>> Start
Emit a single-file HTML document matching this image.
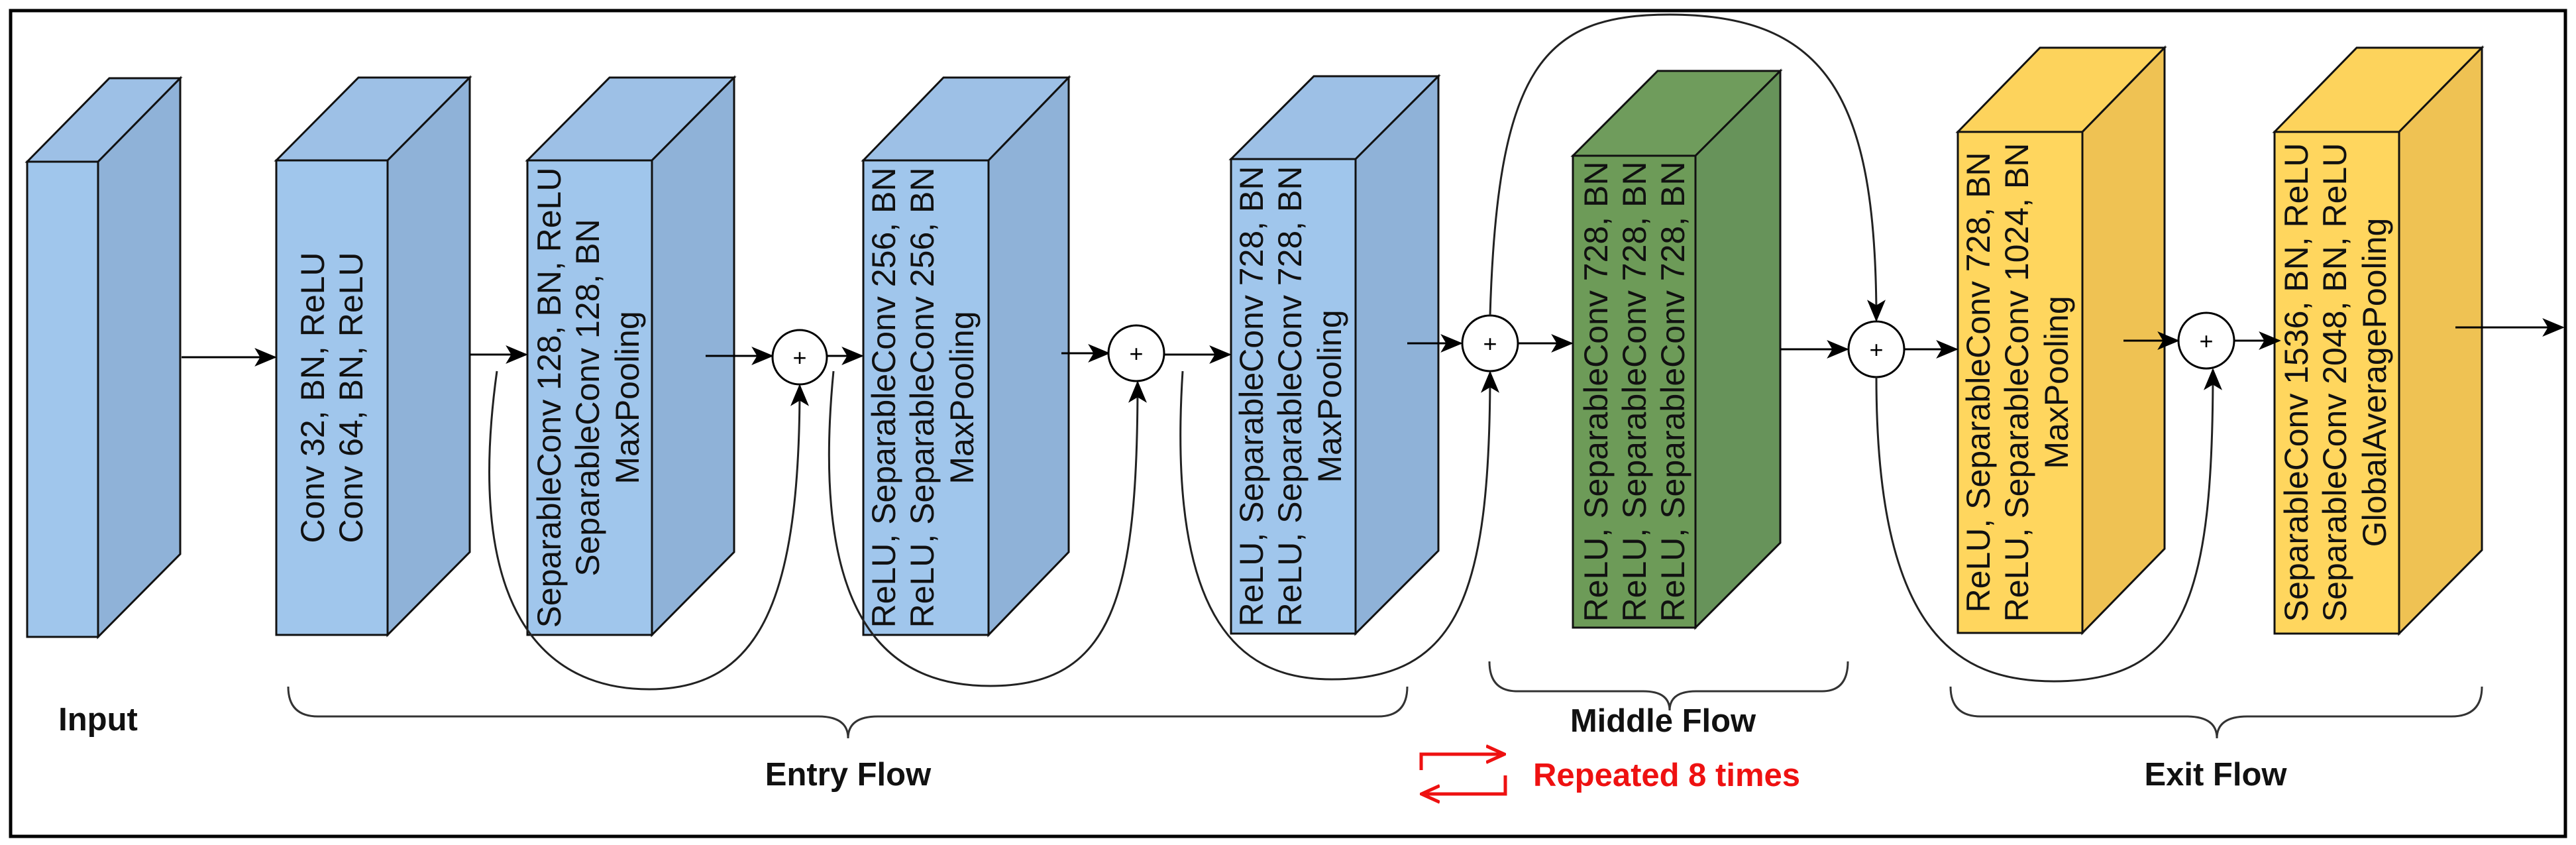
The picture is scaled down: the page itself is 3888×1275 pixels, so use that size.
<!DOCTYPE html>
<html><head><meta charset="utf-8"><style>
html,body{margin:0;padding:0;background:#fff;}
svg{display:block;}
text{font-family:"Liberation Sans",Arial,sans-serif;}
.bt{font-size:50px;fill:#111;text-anchor:middle;}
.lb{font-size:49px;font-weight:bold;fill:#111;text-anchor:middle;}
</style></head><body>
<svg width="3888" height="1275" viewBox="0 0 3888 1275" xmlns="http://www.w3.org/2000/svg">
<defs>
<marker id="a" viewBox="0 0 12 10" refX="11" refY="5" markerWidth="34" markerHeight="28" markerUnits="userSpaceOnUse" orient="auto"><path d="M0,0 L12,5 L0,10 L3,5 Z" fill="#000"/></marker>
<marker id="r" viewBox="0 0 12 10" refX="10" refY="5" markerWidth="30" markerHeight="44" markerUnits="userSpaceOnUse" orient="auto"><path d="M0,0 L11,5 L0,10" fill="none" stroke="#ee1111" stroke-width="2"/></marker>
</defs>
<rect x="16" y="16" width="3856" height="1246" fill="#fff" stroke="#000" stroke-width="5"/>

<g stroke="#111" stroke-width="3" stroke-linejoin="miter">
<polygon points="41,244 165,118 272,118 148,244" fill="#9dc0e6"/>
<polygon points="148,244 272,118 272,836 148,961" fill="#8fb2d8"/>
<rect x="41" y="244" width="107" height="717" fill="#a0c6ec"/>
<polygon points="417,242 541,117 709,117 585,242" fill="#9dc0e6"/>
<polygon points="585,242 709,117 709,833 585,958" fill="#8fb2d8"/>
<rect x="417" y="242" width="168" height="716" fill="#a0c6ec"/>
<polygon points="796,242 920,117 1108,117 984,242" fill="#9dc0e6"/>
<polygon points="984,242 1108,117 1108,833 984,958" fill="#8fb2d8"/>
<rect x="796" y="242" width="188" height="716" fill="#a0c6ec"/>
<polygon points="1303,242 1424,117 1613,117 1492,242" fill="#9dc0e6"/>
<polygon points="1492,242 1613,117 1613,833 1492,958" fill="#8fb2d8"/>
<rect x="1303" y="242" width="189" height="716" fill="#a0c6ec"/>
<polygon points="1858,240 1983,115 2171,115 2046,240" fill="#9dc0e6"/>
<polygon points="2046,240 2171,115 2171,831 2046,956" fill="#8fb2d8"/>
<rect x="1858" y="240" width="188" height="716" fill="#a0c6ec"/>
<polygon points="2374,235 2502,107 2687,107 2559,235" fill="#6f9c5c"/>
<polygon points="2559,235 2687,107 2687,819 2559,947" fill="#67935a"/>
<rect x="2374" y="235" width="185" height="712" fill="#6d9b58"/>
<polygon points="2955,199 3079,72 3267,72 3143,199" fill="#fdd35c"/>
<polygon points="3143,199 3267,72 3267,828 3143,955" fill="#efc253"/>
<rect x="2955" y="199" width="188" height="756" fill="#ffd65e"/>
<polygon points="3433,199 3557,72 3746,72 3621,199" fill="#fdd35c"/>
<polygon points="3621,199 3746,72 3746,830 3621,956" fill="#efc253"/>
<rect x="3433" y="199" width="188" height="757" fill="#ffd65e"/>
</g>

<g transform="translate(501,600) rotate(-90)"><text class="bt" x="0" y="-12">Conv 32, BN, ReLU</text><text class="bt" x="0" y="46">Conv 64, BN, ReLU</text></g>
<g transform="translate(890,600) rotate(-90)"><text class="bt" x="0" y="-44">SeparableConv 128, BN, ReLU</text><text class="bt" x="0" y="14">SeparableConv 128, BN</text><text class="bt" x="0" y="74">MaxPooling</text></g>
<g transform="translate(1397,600) rotate(-90)"><text class="bt" x="0" y="-46">ReLU, SeparableConv 256, BN</text><text class="bt" x="0" y="12">ReLU, SeparableConv 256, BN</text><text class="bt" x="0" y="72">MaxPooling</text></g>
<g transform="translate(1952,598) rotate(-90)"><text class="bt" x="0" y="-46">ReLU, SeparableConv 728, BN</text><text class="bt" x="0" y="12">ReLU, SeparableConv 728, BN</text><text class="bt" x="0" y="72">MaxPooling</text></g>
<g transform="translate(2466,591) rotate(-90)"><text class="bt" x="0" y="-40">ReLU, SeparableConv 728, BN</text><text class="bt" x="0" y="18">ReLU, SeparableConv 728, BN</text><text class="bt" x="0" y="76">ReLU, SeparableConv 728, BN</text></g>
<g transform="translate(3049,577) rotate(-90)"><text class="bt" x="0" y="-46">ReLU, SeparableConv 728, BN</text><text class="bt" x="0" y="12">ReLU, SeparableConv 1024, BN</text><text class="bt" x="0" y="72">MaxPooling</text></g>
<g transform="translate(3527,577) rotate(-90)"><text class="bt" x="0" y="-44">SeparableConv 1536, BN, ReLU</text><text class="bt" x="0" y="14">SeparableConv 2048, BN, ReLU</text><text class="bt" x="0" y="74">GlobalAveragePooling</text></g>

<g stroke="#000" stroke-width="3" fill="none" marker-end="url(#a)">
<line x1="274" y1="539" x2="415" y2="539"/>
<line x1="709" y1="535" x2="794" y2="535"/>
<line x1="1065" y1="537" x2="1165" y2="537"/>
<line x1="1248" y1="537" x2="1301" y2="537"/>
<line x1="1602" y1="533" x2="1673" y2="533"/>
<line x1="1758" y1="535" x2="1856" y2="535"/>
<line x1="2124" y1="518" x2="2205" y2="518"/>
<line x1="2291" y1="518" x2="2372" y2="518"/>
<line x1="2687" y1="527" x2="2788" y2="527"/>
<line x1="2874" y1="527" x2="2953" y2="527"/>
<line x1="3205" y1="514" x2="3287" y2="514"/>
<line x1="3372" y1="514" x2="3440" y2="514"/>
<line x1="3706" y1="494" x2="3868" y2="494"/>
</g>
<g stroke="#000" stroke-width="3" fill="#fff">
<circle cx="1207" cy="539" r="41"/>
<circle cx="1715" cy="533" r="42"/>
<circle cx="2249" cy="518" r="42"/>
<circle cx="2832" cy="527" r="42"/>
<circle cx="3330" cy="514" r="42"/>
</g>
<g font-family="Liberation Sans" font-size="36" text-anchor="middle" fill="#000">
<text x="1207" y="552">+</text><text x="1715" y="546">+</text><text x="2249" y="531">+</text><text x="2832" y="540">+</text><text x="3330" y="527">+</text>
</g>
<g stroke="#222" stroke-width="3" fill="none" marker-end="url(#a)">
<path d="M750,560 C700,920 820,1040 980,1040 C1150,1040 1207,900 1207,582"/>
<path d="M1258,560 C1220,950 1350,1035 1495,1035 C1680,1035 1717,900 1717,577"/>
<path d="M1785,560 C1760,950 1880,1025 2010,1025 C2200,1025 2249,900 2249,562"/>
<path d="M2249,476 C2260,100 2330,22 2520,22 C2760,22 2832,150 2832,483"/>
<path d="M2832,569 C2832,950 2950,1028 3100,1028 C3300,1028 3340,900 3340,558"/>
</g>
<g stroke="#333" stroke-width="3" fill="none">
<path d="M435,1036 Q435,1081 480,1081 L1235,1081 Q1280,1081 1280,1114 Q1280,1081 1325,1081 L2080,1081 Q2124,1081 2124,1036"/>
<path d="M2248,998 Q2248,1043 2290,1043 L2480,1043 Q2520,1043 2520,1072 Q2520,1043 2560,1043 L2750,1043 Q2789,1043 2789,998"/>
<path d="M2944,1036 Q2944,1081 2990,1081 L3300,1081 Q3346,1081 3346,1114 Q3346,1081 3392,1081 L3700,1081 Q3746,1081 3746,1036"/>
</g>
<text class="lb" x="148" y="1102">Input</text>
<text class="lb" x="1280" y="1185">Entry Flow</text>
<text class="lb" x="2510" y="1104">Middle Flow</text>
<text class="lb" x="3344" y="1185">Exit Flow</text>
<text x="2314" y="1186" font-size="49" font-weight="bold" fill="#ee1111">Repeated 8 times</text>
<g stroke="#ee1111" stroke-width="5" fill="none">
<path d="M2145,1162 L2145,1138 L2268,1138" marker-end="url(#r)"/>
<path d="M2272,1170 L2272,1198 L2148,1198" marker-end="url(#r)"/>
</g>
</svg>
</body></html>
>> End
## [WORK INSTRUCTIONS]
Pull out all lines in the data above that include "size".

## [OUTPUT FOR THIS EXERCISE]
The picture is scaled down: the page itself is 3888×1275 pixels, so use that size.
.bt{font-size:50px;fill:#111;text-anchor:middle;}
.lb{font-size:49px;font-weight:bold;fill:#111;text-anchor:middle;}
<g font-family="Liberation Sans" font-size="36" text-anchor="middle" fill="#000">
<text x="2314" y="1186" font-size="49" font-weight="bold" fill="#ee1111">Repeated 8 times</text>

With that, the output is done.